No estudo do grupo de reflexão sedeado em Bruxelas, autores apontam erros e virtudes aos três planos de ajustamento, mas ressalvam que é preciso não confundir, por exemplo, falhanços de previsões com um falhanço dos próprios programas. É o que acreditam ser o caso de Portugal, cujo plano de ajustamento, defendem, pode vir a ser considerado bem sucedido, “apesar de a economia portuguesa permanecer estruturalmente débil e frágil contra choques” externos.

O tema surge dias antes de o período “pós-troika” ser debatido em Conselho de Estado, que o Presidente da República convocou para a próxima segunda-feira, com o tema: “Perspectivas da Economia Portuguesa no Pós-Troika, no Quadro de Uma União Económica e Monetária Efectiva e Aprofundada.”

Crítica ao “optimismo” da troika
Jean Pisani-Ferry, André Sapir e Guntram Wolff, este último director do think tank, dizem que a troika foi demasiado optimista nas projecções económicas para Portugal.

Para os autores, esse optimismo foi mais flagrante quando em 2011 (e ao longo dos dois anos de resgate já percorridos) não previram uma contracção tão forte da economia e um aumento tão grande do desemprego. E criticam o facto de a missão do BCE, da Comissão Europeia e do Fundo Monetário Internacional não ter colocado ênfase num motor fundamental da actividade económica, o investimento – uma crítica que tem, aliás, animado o debate em Portugal em torno da intervenção da troika.

Para a análise do caso português, os economistas partiram de três perguntas: foi o programa bem concebido para Portugal recuperar a confiança internacional e voltar a financiar-se nos mercados financeiros ao fim de três anos de programa? Nos dois anos de ajustamento já percorridos, o plano continua no “bom caminho” e está a ser bem executado? Será o Estado capaz de regressar ao mercado para se financiar em condições sustentáveis?

No estudo defende-se, ainda assim, que o ponto de partida de análise do programa foi bem identificado, porque a troika detectou claramente “a natureza do problema [estrutural económico] de Portugal”. Por outras palavras: acertou no diagnóstico, mas a receita não foi totalmente a correcta, sustentam.

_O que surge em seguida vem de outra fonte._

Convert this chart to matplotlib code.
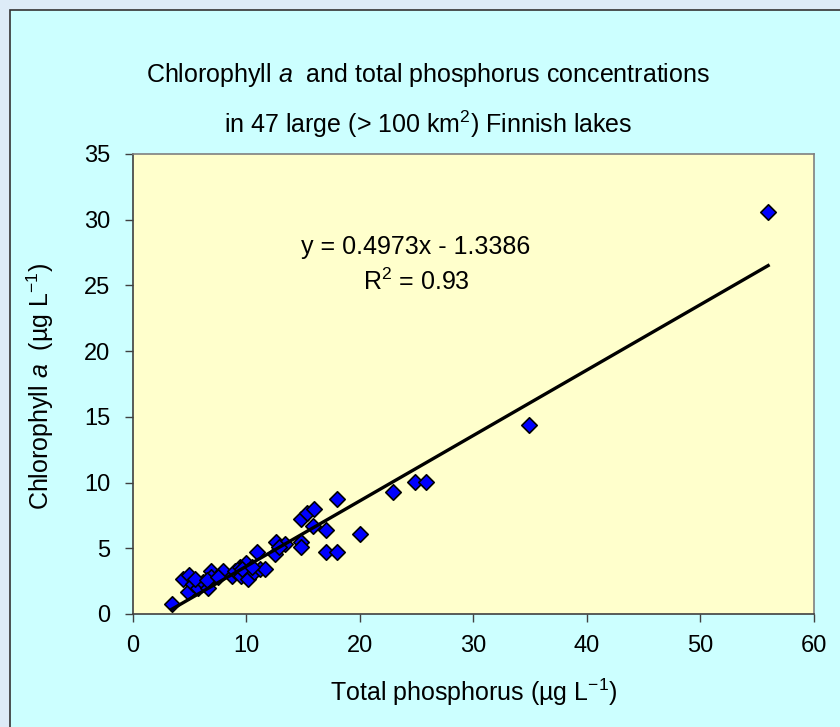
import matplotlib
matplotlib.use("Agg")
import matplotlib.pyplot as plt
from matplotlib.patches import Rectangle
import numpy as np

plt.rcParams['font.family'] = ['Liberation Sans', 'DejaVu Sans']
plt.rcParams['mathtext.fontset'] = 'custom'
plt.rcParams['mathtext.rm'] = 'Liberation Sans'
plt.rcParams['mathtext.it'] = 'Liberation Sans:italic'
plt.rcParams['mathtext.default'] = 'regular'

# Total phosphorus (µg/L) and chlorophyll a (µg/L) for 47 lakes
total_p = [3.4, 4.4, 4.9, 4.85, 5.3, 5.7, 6.2, 6.6, 6.9, 6.9,
           7.9, 8.7, 9.0, 9.4, 9.55, 10.0, 10.1, 10.1, 10.9, 10.7,
           11.2, 11.6, 12.6, 12.5, 13.4, 12.9, 5.5, 6.5, 7.5, 9.6,
           10.5, 14.85, 15.3, 16.0, 15.9, 17.0, 14.85, 14.85, 17.0, 18.0,
           18.0, 20.0, 22.9, 24.9, 25.8, 34.9, 56.0]
chl_a = [0.76, 2.66, 3.0, 1.65, 2.3, 2.0, 2.4, 2.0, 3.3, 2.8,
         3.25, 2.9, 3.3, 3.55, 2.9, 3.9, 3.3, 2.66, 4.7, 3.2,
         3.4, 3.4, 5.45, 4.6, 5.3, 5.1, 2.7, 2.6, 2.8, 3.4,
         3.6, 7.2, 7.7, 8.0, 6.7, 6.4, 5.45, 5.1, 4.7, 8.75,
         4.7, 6.1, 9.26, 10.07, 10.07, 14.4, 30.6]

slope = 0.4973
intercept = -1.3386
r_squared = 0.93

x_ticks = [0, 10, 20, 30, 40, 50, 60]
y_ticks = [0, 5, 10, 15, 20, 25, 30, 35]

W, H = 840, 727
fig = plt.figure(figsize=(W / 100, H / 100), dpi=100)
fig.patch.set_facecolor('#DDEBF7')
# chart area box
fig.patches.append(Rectangle((10 / W, -0.01), 1.0, 1 - 10 / H + 0.01,
                             transform=fig.transFigure, facecolor='#CCFFFF',
                             edgecolor='#333333', linewidth=1.2, zorder=-5))

ax = fig.add_axes([133 / W, 1 - 614 / H, (813.5 - 133) / W, (614 - 154) / H])
ax.set_zorder(2)
ax.set_facecolor('#FFFFCC')
ax.set_xlim(0, 60)
ax.set_ylim(0, 35)
ax.set_xticks(x_ticks)
ax.set_yticks(y_ticks)
ax.tick_params(axis='both', direction='out', length=6, width=1.0,
               color='#404040', labelsize=17)
ax.tick_params(axis='y', pad=10.5)
ax.tick_params(axis='x', pad=9)
for s in ['left', 'bottom']:
    ax.spines[s].set_color('#404040')
    ax.spines[s].set_linewidth(1.2)
for s in ['top', 'right']:
    ax.spines[s].set_color('#808080')
    ax.spines[s].set_linewidth(1.2)

ax.scatter(total_p, chl_a, marker='D', s=62, facecolor='#0000FF',
           edgecolor='black', linewidth=1.2, zorder=3)

xl = np.array([min(total_p), max(total_p)])
ax.plot(xl, slope * xl + intercept, color='black', linewidth=2.4, zorder=4)

ax.text(416 / W, 1 - 247 / H, f"y = {slope}x - {abs(intercept)}", transform=fig.transFigure,
        ha='center', va='center', fontsize=18)
ax.text(416 / W, 1 - 282 / H, "R$^{2}$ = " + f"{r_squared:.2f}", transform=fig.transFigure,
        ha='center', va='center', fontsize=18)

ax.set_xlabel("Total phosphorus (µg L$^{-1}$)", fontsize=18)
ax.xaxis.label.set_va('center')
ax.xaxis.set_label_coords(474 / W, 1 - 692 / H, transform=fig.transFigure)
ax.set_ylabel("Chlorophyll $\\mathit{a}$  (µg L$^{-1}$)", fontsize=18)
ax.yaxis.label.set_va('center')
ax.yaxis.set_label_coords(40 / W, 1 - 386 / H, transform=fig.transFigure)

fig.text(428 / W, 1 - 75 / H, "Chlorophyll $\\mathit{a}$  and total phosphorus concentrations",
         ha='center', va='center', fontsize=18)
fig.text(428 / W, 1 - 124 / H, "in 47 large (> 100 km$^{2}$) Finnish lakes",
         ha='center', va='center', fontsize=18)

fig.savefig("out.png", dpi=100, facecolor=fig.get_facecolor())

As projecções falharam em toda a linha. A recessão foi mais forte em 2012, a economia não vai crescer este ano e as previsões para 2014 são bem mais modestas. A taxa de desemprego disparou mais (estará muito acima dos 13,3% que então a troika projectava para este ano, prevendo-se que chegue aos 19% no final do ano). As metas do défice foram sucessivamente revistas (o objectivo para 2013 era então de 3% do PIB, o actual é de 5,5%). A dívida pública aumentou mais e não vai começar a descer no próximo ano, como se previa, mas antes deverá subir para 124,3%, contra 115% apontados há dois anos.

Do lado positivo, notam os economistas, o défice externo está a ser corrigido mais rapidamente do que o previsto, devendo este ano baixar para 1,4% do PIB.

Os economistas referem que, “depois de vários meses de hesitação”, e com o acesso aos mercados fechado, virtualmente sem se poder financiar, Portugal não “teve outra escolha” senão pedir um resgate financeiro internacional, em Abril de 2011.